**WRITTEN PROBLEM**: Reproduce the listing below exactly, minus its pictures.

**GIVEN RECORDS**:

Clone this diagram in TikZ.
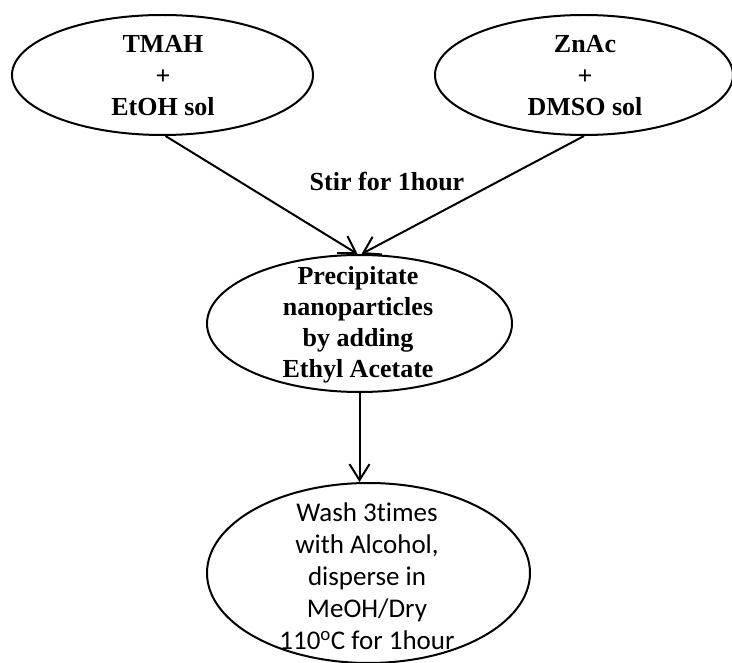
\documentclass[tikz,border=0pt]{standalone}
\usepackage{fontspec}
\setmainfont{Liberation Serif}
\newfontfamily\calibfont[Ligatures=NoCommon]{Carlito}
\usetikzlibrary{arrows.meta,shapes.geometric}
\begin{document}
\begin{tikzpicture}[x=1pt,y=-1pt,
  oval/.style={ellipse, draw, line width=2pt, inner sep=0pt},
  conn/.style={line width=2pt, -{Straight Barb[length=16pt,width=20pt,line width=2pt]}},
  txt/.style={align=center, inner sep=0pt},
  serifbig/.style={font=\fontsize{26}{31.5}\selectfont\bfseries},
  serifmid/.style={font=\fontsize{26}{31}\selectfont\bfseries},
  sansbig/.style={font=\calibfont\fontsize{27}{32}\selectfont}]
\useasboundingbox (0,0) rectangle (732,663);
\node[oval, minimum width=301pt, minimum height=120pt] (tmah) at (162.5,75) {};
\node[txt, serifbig] (tmaht) at (163,76) {TMAH\\+\\EtOH sol};
\node[oval, minimum width=298pt, minimum height=120pt] (znac) at (584,75) {};
\node[txt, serifbig] (znact) at (585,76) {ZnAc\\+\\DMSO sol};
\node[oval, minimum width=305pt, minimum height=137pt] (prec) at (359.5,323.5) {};
\node[txt, serifmid] (prect) at (358,325) {Precipitate\\nanoparticles\\by adding\\Ethyl Acetate};
\node[oval, minimum width=323pt, minimum height=180pt] (wash) at (368.5,573) {};
\node[txt, sansbig] (washt) at (367,576) {Wash 3times\\with Alcohol,\\disperse in\\MeOH/Dry\\110\textsuperscript{o}C for 1hour};
\node[txt, serifbig] (stir) at (387,182) {Stir for 1hour};
\draw[conn] ([xshift=3pt]tmah.south) -- ([xshift=-2pt]prec.north);
\draw[conn] (znac.south) -- ([xshift=2pt]prec.north);
\draw[conn] (prec.south) -- (prec.south |- wash.north);
\end{tikzpicture}
\end{document}
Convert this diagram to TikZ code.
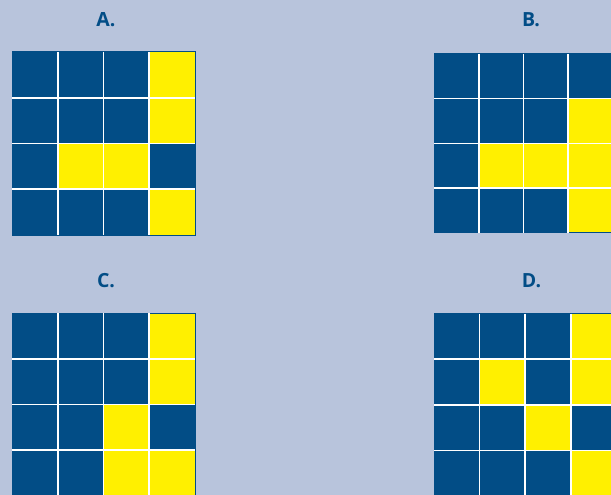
\documentclass[tikz,border=0pt]{standalone}
\usepackage{fontspec}
\setmainfont{Open Sans}
\definecolor{bg}{HTML}{B8C4DC}
\definecolor{navy}{HTML}{024D86}
\definecolor{yel}{HTML}{FFF000}
\newcommand\drawgrid[4]{%
  \fill[navy] (#1,#2) rectangle ++(4*#3,4*#3);
  \foreach \r/\c in {#4} {\fill[yel] ({#1+(\c-1)*#3},{#2+(\r-1)*#3}) rectangle ++(#3,#3);}
  \draw[navy,line width=1pt] (#1,#2) rectangle ++(4*#3,4*#3);
  \foreach \i in {1,2,3} {
    \draw[gridline] ({#1+\i*#3},#2) -- ++(0,4*#3);
    \draw[gridline] (#1,{#2+\i*#3}) -- ++(4*#3,0);
  }%
}
\tikzset{
  gridline/.style={white,line width=1.6pt},
  lab/.style={text=navy,font=\bfseries\fontsize{19.5}{19.5}\selectfont,inner sep=0pt}
}
\begin{document}
\begin{tikzpicture}[x=1pt,y=-1pt]
\useasboundingbox (0,0) rectangle (611,495);
\clip (0,0) rectangle (611,495);
\fill[bg] (0,0) rectangle (611,495);
\node[lab] (la) at (106,19.5) {A.};
\node[lab] (lb) at (531,19.5) {B.};
\node[lab] (lc) at (106,280.5) {C.};
\node[lab] (ld) at (531.5,280.5) {D.};
\drawgrid{12}{52}{45.75}{1/4,2/4,3/2,3/3,4/4}
\drawgrid{434}{54}{44.7}{2/4,3/2,3/3,3/4,4/4}
\drawgrid{12}{313}{45.75}{1/4,2/4,3/3,4/3,4/4}
\drawgrid{434}{313.5}{45.6}{1/4,2/2,2/4,3/3,4/4}
\end{tikzpicture}
\end{document}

**SOLUTION TO THIS TASK**:
Clone this diagram in TikZ.
\documentclass[tikz,border=0pt]{standalone}
\usepackage{fontspec}
\setmainfont{Liberation Serif}
\newfontfamily\calibfont[Ligatures=NoCommon]{Carlito}
\usetikzlibrary{arrows.meta,shapes.geometric}
\begin{document}
\begin{tikzpicture}[x=1pt,y=-1pt,
  oval/.style={ellipse, draw, line width=2pt, inner sep=0pt},
  conn/.style={line width=2pt, -{Straight Barb[length=16pt,width=20pt,line width=2pt]}},
  txt/.style={align=center, inner sep=0pt},
  serifbig/.style={font=\fontsize{26}{31.5}\selectfont\bfseries},
  serifmid/.style={font=\fontsize{26}{31}\selectfont\bfseries},
  sansbig/.style={font=\calibfont\fontsize{27}{32}\selectfont}]
\useasboundingbox (0,0) rectangle (732,663);
\node[oval, minimum width=301pt, minimum height=120pt] (tmah) at (162.5,75) {};
\node[txt, serifbig] (tmaht) at (163,76) {TMAH\\+\\EtOH sol};
\node[oval, minimum width=298pt, minimum height=120pt] (znac) at (584,75) {};
\node[txt, serifbig] (znact) at (585,76) {ZnAc\\+\\DMSO sol};
\node[oval, minimum width=305pt, minimum height=137pt] (prec) at (359.5,323.5) {};
\node[txt, serifmid] (prect) at (358,325) {Precipitate\\nanoparticles\\by adding\\Ethyl Acetate};
\node[oval, minimum width=323pt, minimum height=180pt] (wash) at (368.5,573) {};
\node[txt, sansbig] (washt) at (367,576) {Wash 3times\\with Alcohol,\\disperse in\\MeOH/Dry\\110\textsuperscript{o}C for 1hour};
\node[txt, serifbig] (stir) at (387,182) {Stir for 1hour};
\draw[conn] ([xshift=3pt]tmah.south) -- ([xshift=-2pt]prec.north);
\draw[conn] (znac.south) -- ([xshift=2pt]prec.north);
\draw[conn] (prec.south) -- (prec.south |- wash.north);
\end{tikzpicture}
\end{document}
Convert this diagram to TikZ code.
\documentclass[tikz,border=0pt]{standalone}
\usepackage{fontspec}
\setmainfont{Open Sans}
\definecolor{bg}{HTML}{B8C4DC}
\definecolor{navy}{HTML}{024D86}
\definecolor{yel}{HTML}{FFF000}
\newcommand\drawgrid[4]{%
  \fill[navy] (#1,#2) rectangle ++(4*#3,4*#3);
  \foreach \r/\c in {#4} {\fill[yel] ({#1+(\c-1)*#3},{#2+(\r-1)*#3}) rectangle ++(#3,#3);}
  \draw[navy,line width=1pt] (#1,#2) rectangle ++(4*#3,4*#3);
  \foreach \i in {1,2,3} {
    \draw[gridline] ({#1+\i*#3},#2) -- ++(0,4*#3);
    \draw[gridline] (#1,{#2+\i*#3}) -- ++(4*#3,0);
  }%
}
\tikzset{
  gridline/.style={white,line width=1.6pt},
  lab/.style={text=navy,font=\bfseries\fontsize{19.5}{19.5}\selectfont,inner sep=0pt}
}
\begin{document}
\begin{tikzpicture}[x=1pt,y=-1pt]
\useasboundingbox (0,0) rectangle (611,495);
\clip (0,0) rectangle (611,495);
\fill[bg] (0,0) rectangle (611,495);
\node[lab] (la) at (106,19.5) {A.};
\node[lab] (lb) at (531,19.5) {B.};
\node[lab] (lc) at (106,280.5) {C.};
\node[lab] (ld) at (531.5,280.5) {D.};
\drawgrid{12}{52}{45.75}{1/4,2/4,3/2,3/3,4/4}
\drawgrid{434}{54}{44.7}{2/4,3/2,3/3,3/4,4/4}
\drawgrid{12}{313}{45.75}{1/4,2/4,3/3,4/3,4/4}
\drawgrid{434}{313.5}{45.6}{1/4,2/2,2/4,3/3,4/4}
\end{tikzpicture}
\end{document}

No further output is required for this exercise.